Es muy difícil, por no decir imposible, encontrar unos Juegos Olímpicos que hayan marcado tanto el deporte mundial como lo hicieron los de México-68, que ayer cumplieron los 50 años de su ceremonia inaugural. Aquel mismo día, con la ascensión de la atleta Enriqueta Basilio al pebetero como portadora del último relevo de la llama olímpica, ya se rompió una tradición, puesto que nunca hasta entonces se había destinado esa función a una mujer.

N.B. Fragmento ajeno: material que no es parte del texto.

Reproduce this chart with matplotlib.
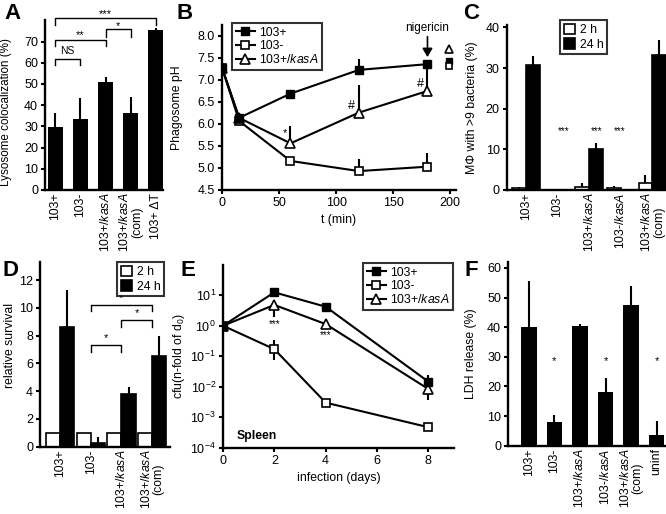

Los Juegos de México rompieron muchos de los esquemas vigentes hasta aquel momento y supusieron una auténtica revolución, acorde con los tiempos agitados que se vivían. No estaba lejos en el tiempo el mayo francés, la Primavera de Praga con la subsiguiente invasión soviética de Checoslovaquia, los asesinatos de Martin Luther King y Robert Kennedy, ni los efectos de la Guerra del Vietnam.

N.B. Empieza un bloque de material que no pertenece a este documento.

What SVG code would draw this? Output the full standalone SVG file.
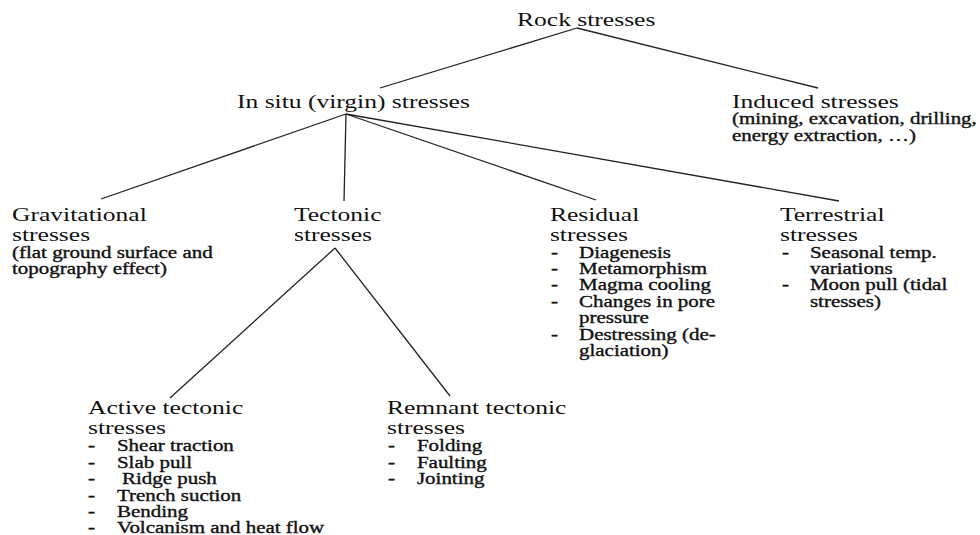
<svg xmlns="http://www.w3.org/2000/svg" width="980" height="535" viewBox="0 0 980 535">
<style>
.h{font-size:19.5px}
.s{font-size:16px;stroke:#111;stroke-width:0.35}
line{stroke:#222;stroke-width:1.3}
</style>
<rect width="980" height="535" fill="#fff"/>
<g id="connectors">
<line x1="577" y1="28" x2="380" y2="88"/>
<line x1="577" y1="28" x2="818" y2="88"/>
<line x1="346" y1="114" x2="101" y2="199"/>
<line x1="346" y1="114" x2="344" y2="201"/>
<line x1="346" y1="114" x2="596" y2="200"/>
<line x1="346" y1="114" x2="839" y2="201"/>
<line x1="335" y1="248" x2="170" y2="398"/>
<line x1="335" y1="248" x2="450" y2="396"/>
</g>
<g transform="scale(1.31,1)" font-family="'Liberation Serif', 'Times New Roman', serif" fill="#111">
<g id="rock"><text class="h" x="394.7" y="26">Rock stresses</text></g>
<g id="insitu"><text class="h" x="180.9" y="108">In situ (virgin) stresses</text></g>
<g id="induced"><text class="h" x="558.8" y="108">Induced stresses</text>
<text class="s" x="558.8" y="124">(mining, excavation, drilling,</text>
<text class="s" x="558.8" y="141">energy extraction, …)</text></g>
<g id="gravitational"><text class="h" x="9.2" y="221">Gravitational</text>
<text class="h" x="9.2" y="241">stresses</text>
<text class="s" x="9.2" y="258">(flat ground surface and</text>
<text class="s" x="9.2" y="274">topography effect)</text></g>
<g id="tectonic"><text class="h" x="224.4" y="221">Tectonic</text>
<text class="h" x="224.4" y="241">stresses</text></g>
<g id="residual"><text class="h" x="419.8" y="221">Residual</text>
<text class="h" x="419.8" y="241">stresses</text>
<text class="s" x="420.6" y="258">-</text><text class="s" x="442" y="258">Diagenesis</text>
<text class="s" x="420.6" y="274">-</text><text class="s" x="442" y="274">Metamorphism</text>
<text class="s" x="420.6" y="290">-</text><text class="s" x="442" y="290">Magma cooling</text>
<text class="s" x="420.6" y="307">-</text><text class="s" x="442" y="307">Changes in pore</text>
<text class="s" x="442" y="323">pressure</text>
<text class="s" x="420.6" y="340">-</text><text class="s" x="442" y="340">Destressing (de-</text>
<text class="s" x="442" y="356">glaciation)</text></g>
<g id="terrestrial"><text class="h" x="595.4" y="221">Terrestrial</text>
<text class="h" x="595.4" y="241">stresses</text>
<text class="s" x="597" y="258">-</text><text class="s" x="618.3" y="258">Seasonal temp.</text>
<text class="s" x="618.3" y="274">variations</text>
<text class="s" x="597" y="290">-</text><text class="s" x="618.3" y="290">Moon pull (tidal</text>
<text class="s" x="618.3" y="307">stresses)</text></g>
<g id="active"><text class="h" x="67.2" y="414">Active tectonic</text>
<text class="h" x="67.2" y="434">stresses</text>
<text class="s" x="67.2" y="451">-</text><text class="s" x="89.3" y="451">Shear traction</text>
<text class="s" x="67.2" y="468">-</text><text class="s" x="89.3" y="468">Slab pull</text>
<text class="s" x="67.2" y="484">-</text><text class="s" x="93.1" y="484">Ridge push</text>
<text class="s" x="67.2" y="501">-</text><text class="s" x="89.3" y="501">Trench suction</text>
<text class="s" x="67.2" y="517">-</text><text class="s" x="89.3" y="517">Bending</text>
<text class="s" x="67.2" y="533">-</text><text class="s" x="89.3" y="533">Volcanism and heat flow</text></g>
<g id="remnant"><text class="h" x="295.4" y="414">Remnant tectonic</text>
<text class="h" x="295.4" y="434">stresses</text>
<text class="s" x="296.2" y="451">-</text><text class="s" x="318.3" y="451">Folding</text>
<text class="s" x="296.2" y="468">-</text><text class="s" x="318.3" y="468">Faulting</text>
<text class="s" x="296.2" y="484">-</text><text class="s" x="318.3" y="484">Jointing</text></g>
</g>
</svg>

Pasaron cosas casi sobrenaturales en la altitud de México, esos 2.240 metros sobre el nivel del mar que propiciaron marcas estratosféricas.

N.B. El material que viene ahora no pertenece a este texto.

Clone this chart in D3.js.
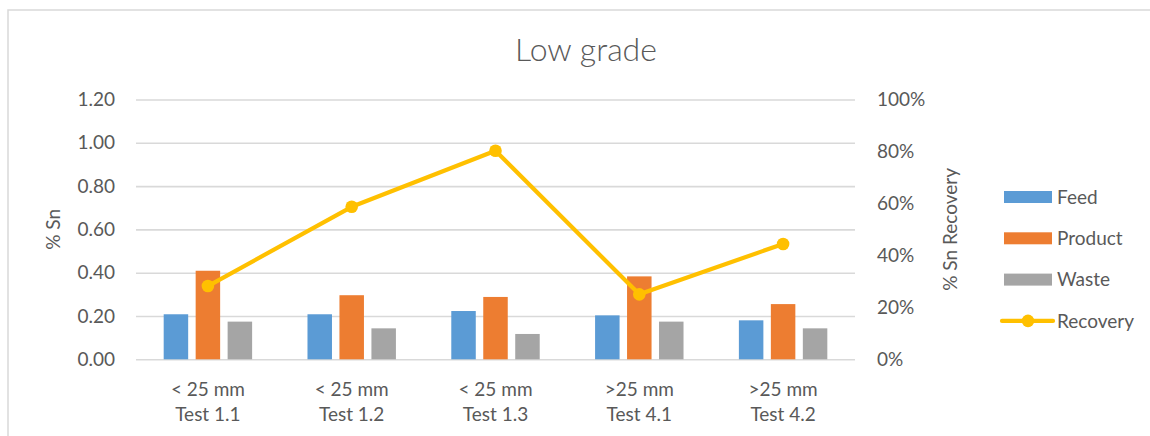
<!DOCTYPE html>
<html>
<head>
<meta charset="utf-8">
<script src="https://cdn.jsdelivr.net/npm/d3@7"></script>
<style>
  html, body { margin: 0; padding: 0; background: #fff; }
  svg { display: block; }
  text { font-family: Lato, "Open Sans", sans-serif; fill: #595959; }
</style>
</head>
<body>
<svg id="chart" width="1150" height="436"></svg>
<script>
// Samples: size class and test id
const sizeClasses = ["< 25 mm", "< 25 mm", "< 25 mm", ">25 mm", ">25 mm"];
const tests = ["Test 1.1", "Test 1.2", "Test 1.3", "Test 4.1", "Test 4.2"];

// % Sn assays
const feed    = [0.208, 0.208, 0.223, 0.203, 0.180];
const product = [0.409, 0.296, 0.288, 0.383, 0.255];
const waste   = [0.174, 0.143, 0.117, 0.174, 0.143];

// Sn recovery (fraction)
const recovery = [0.282, 0.587, 0.803, 0.250, 0.444];

const seriesNames = ["Feed", "Product", "Waste"];
const seriesColors = ["#5B9BD5", "#ED7D31", "#A5A5A5"];
const lineColor = "#FFC000";

const leftTicks = [0, 0.2, 0.4, 0.6, 0.8, 1.0, 1.2];
const rightTicks = [0, 0.2, 0.4, 0.6, 0.8, 1.0];

const svg = d3.select("#chart");

// chart area outline
svg.append("rect")
  .attr("x", 8).attr("y", 10)
  .attr("width", 1160).attr("height", 440)
  .attr("fill", "none").attr("stroke", "#D9D9D9").attr("stroke-width", 1.5);

const plot = { left: 136, right: 855, top: 99.5, bottom: 359.3 };

const x0 = d3.scaleBand()
  .domain(d3.range(tests.length))
  .range([plot.left, plot.right])
  .paddingInner(0.333).paddingOuter(0.1665);

const x1 = d3.scaleBand()
  .domain(seriesNames)
  .range([0, x0.bandwidth()])
  .paddingInner(0.234).paddingOuter(0.117);

const yL = d3.scaleLinear().domain([0, 1.2]).range([plot.bottom, plot.top]);
const yR = d3.scaleLinear().domain([0, 1.0]).range([plot.bottom, plot.top]);

// gridlines
svg.append("g")
  .attr("transform", `translate(${plot.left},0)`)
  .call(d3.axisLeft(yL).tickValues(leftTicks).tickSize(-(plot.right - plot.left)).tickFormat(""))
  .call(g => g.select(".domain").remove())
  .call(g => g.selectAll("line").attr("stroke", "#D9D9D9").attr("stroke-width", 1.6));

// left axis labels
svg.append("g")
  .attr("transform", `translate(${plot.left - 21},0)`)
  .call(d3.axisLeft(yL).tickValues(leftTicks).tickSize(0).tickPadding(0).tickFormat(d3.format(".2f")))
  .call(g => g.select(".domain").remove())
  .call(g => g.selectAll("text").attr("font-size", 19).attr("fill", "#595959")
      .style("font-family", "Lato, sans-serif"));

// right axis labels
svg.append("g")
  .attr("transform", `translate(${plot.right + 22},0)`)
  .call(d3.axisRight(yR).tickValues(rightTicks).tickSize(0).tickPadding(0).tickFormat(d3.format(".0%")))
  .call(g => g.select(".domain").remove())
  .call(g => g.selectAll("text").attr("font-size", 19).attr("fill", "#595959")
      .style("font-family", "Lato, sans-serif"));

// category labels
const catG = svg.append("g");
tests.forEach((t, i) => {
  const cx = x0(i) + x0.bandwidth() / 2;
  const txt = catG.append("text").attr("text-anchor", "middle").attr("font-size", 19);
  txt.append("tspan").attr("x", cx).attr("y", 396).text(sizeClasses[i]);
  txt.append("tspan").attr("x", cx).attr("y", 421).text(t);
});

// bars
const seriesData = [feed, product, waste];
seriesData.forEach((vals, s) => {
  svg.append("g").selectAll("rect")
    .data(vals)
    .join("rect")
    .attr("x", (d, i) => x0(i) + x1(seriesNames[s]))
    .attr("width", x1.bandwidth())
    .attr("y", d => yL(d))
    .attr("height", d => yL(0) - yL(d))
    .attr("fill", seriesColors[s]);
});

// recovery line
const cxOf = i => x0(i) + x0.bandwidth() / 2;
svg.append("path")
  .datum(recovery)
  .attr("fill", "none")
  .attr("stroke", lineColor)
  .attr("stroke-width", 4.2)
  .attr("stroke-linejoin", "round")
  .attr("d", d3.line().x((d, i) => cxOf(i)).y(d => yR(d)));

svg.append("g").selectAll("circle")
  .data(recovery)
  .join("circle")
  .attr("cx", (d, i) => cxOf(i))
  .attr("cy", d => yR(d))
  .attr("r", 6.3)
  .attr("fill", lineColor);

// axis titles
svg.append("text")
  .attr("transform", `translate(60,${(plot.top + plot.bottom) / 2}) rotate(-90)`)
  .attr("text-anchor", "middle")
  .attr("font-size", 19)
  .text("% Sn");

svg.append("text")
  .attr("transform", `translate(957,${(plot.top + plot.bottom) / 2}) rotate(-90)`)
  .attr("text-anchor", "middle")
  .attr("font-size", 19)
  .text("% Sn Recovery");

// chart title
svg.append("text")
  .attr("x", 586).attr("y", 61)
  .attr("text-anchor", "middle")
  .attr("font-size", 32)
  .attr("font-weight", 300)
  .text("Low grade");

// legend
const legend = svg.append("g");
const legY0 = 197, legStep = 41.3;
seriesNames.forEach((name, s) => {
  const y = legY0 + s * legStep;
  legend.append("rect")
    .attr("x", 1004).attr("y", y - 6)
    .attr("width", 48).attr("height", 12)
    .attr("fill", seriesColors[s]);
  legend.append("text")
    .attr("x", 1057).attr("y", y).attr("dy", "0.35em")
    .attr("font-size", 19).text(name);
});
{
  const y = legY0 + 3 * legStep;
  legend.append("line")
    .attr("x1", 1002).attr("x2", 1053).attr("y1", y).attr("y2", y)
    .attr("stroke", lineColor).attr("stroke-width", 4.2).attr("stroke-linecap", "round");
  legend.append("circle").attr("cx", 1028).attr("cy", y).attr("r", 6.3).attr("fill", lineColor);
  legend.append("text")
    .attr("x", 1057).attr("y", y).attr("dy", "0.35em")
    .attr("font-size", 19).text("Recovery");
}
</script>
</body>
</html>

Los Juegos de México-68 fueron los del estratosférico salto de 8,90 en longitud de Bob Beamon, que superó el récord del mundo... por 55 centímetos. Fueron los Juegos de su compatriota Dick Fosbury, que provocó la sorpresa al saltar de espaldas en altura, instituyendo el llamado ‘fosbury flop’ que enterró el rodillo ventral y los del estreno del cronometraje electrónico.

También fueron los de México los Juegos del primer oro africano, el de Kipchoge Keino.

Una de las imágenes icónicas fue ese podio de 200 metros con Tommie Smith y John Carlos con una mano enguantada en negro en señal del Blak Power que reivindicaba una igualdad racial.

En México, España por última vez no ganó ninguna medalla.